| |
Alkış yağmuru
Alman Başbakanı Schröder geçen hafta geldi... Başbakan Erdoğan'la görüştü... İstanbul'da Türk ve Alman işadamlarına hitaben konuştu... Ve döndü. O süreçte bir şey yazmadık. Zira Schröder'in "iltifatları... Başbakanımızın uçağına binmesi... Ceketini çıkararak oturması" insanlarımıza öylesine moral vermişti ki... Bu tabloya "limon sıkmak" istemedik.
Avrupa'da pek çok ülkenin parlamentosunda "soykırım" konuşuluyor. "Türkiye aleyhine" karar alınıyor. Ankara'daki görüşmede "bu konu" açılınca, Schröder dedi ki: - Okyanuslarda ve parlamentolarda neler olacağı bilinmez. Bu sözün "tercümesi" şu: - Ermeni soykırımı meselesi haziranda Alman Parlamentosu'nda konuşulacak. Başbakan Schröder'in sözlerini başka türlü tercüme eden varsa buyursun, söylesin.
Almanya'daki Türkler'in "çifte vatandaşlık konusunda" yaşadıkları bir sorun var. "Alman vatandaşlığından ihraç" gibi bir tehlike ile karşı karşıyalar. Ankara'da, Schröder'e denildi ki: - Lütfen bu işi düzeltin... Türkler mağdur olmasın. Schröder'in tepkisi: - Yasa buna imkan vermiyor. Yani "Türkler'in başı ağrımaya devam edecek."
AB konusunda Türkiye'de bir süredir "kafalar karışıktı." "Hükümet 17 Aralık'tan sonra bazı tereddütlere girdi" deniliyordu. "Batı'nın bizi isteyip istemediği" sorgulanıyordu. İşte bu ortamda, Schröder "AB perspektifiniz devam etsin" dedi. Bu sözler TV'lerde "canlı yayında" verildi. Bütün salon alkışladı. Moraller "tavan" yaptı.
İyi de "bu sözler" bize 1963'te, Ankara Anlaşması'nda söylendi. 1970'te "Katma Protokol" imzalanırken söylendi. 1995'te "Gümrük Birliği'ne girerken" söylendi. 1997'de "Lüksemburg'da" söylendi. 1999'da "Helsinki'de" söylendi. 17 Aralık 2004'te "Tayyip beyin yüzüne karşı" söylendi. Hepsi de "kayda geçti." Ama geçen hafta "aynı sözler tekrarlanınca" bir bayram yapmadığımız kaldı.
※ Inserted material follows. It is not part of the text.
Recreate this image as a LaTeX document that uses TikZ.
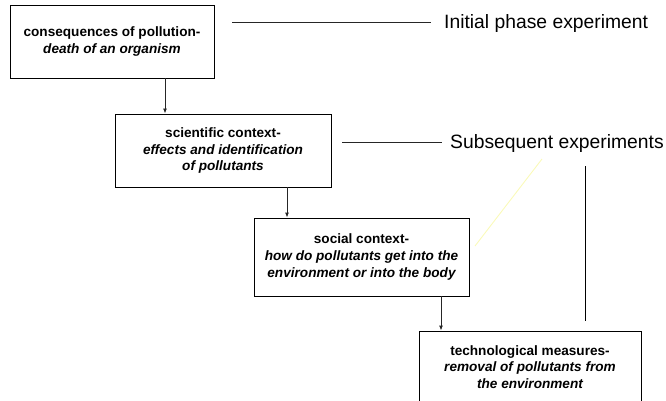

Lüksemburg'daki AB Adalet Divanı "4 yıl önce" bir karar aldı. Almanya'yı uyardı: - AB üyesi olmayan ülke vatandaşlarına karşı ayrımcılık uyguluyorsunuz... Bunu sona erdirin. Yüksek mahkeme, "ayrımcılığı kaldırması için" Almanya'ya 4 yıl süre verdi. 4 yıl dolunca... Mahkeme "konuyu" yeniden ele aldı. Ve iki hafta önce yeni kararını açıkladı: - AB Adalet Divanı kararına uymadığı ve ayrımcılığa son vermediği için Almanya'nın mahkum edilmesine... Yüce mahkeme, Almanya'ya "kınama cezası" verdi.
Almanya'da, göçmen olarak "en çok bizim insanımız" var. "Ayrımcılık" en çok bizi vuruyor. AB Adalet Divanı'nın "bağlayıcı kararı" en çok bizi ilgilendiriyor. Ama bizim "bu karardan haberimiz yok." Schröder'e "bu karara neden uymuyorsunuz" diyenimiz yok.
Sahi biz geçen hafta Schröder'i "avuçlarımız patlarcasına" neden alkışladık? Bilen varsa, beri gelsin.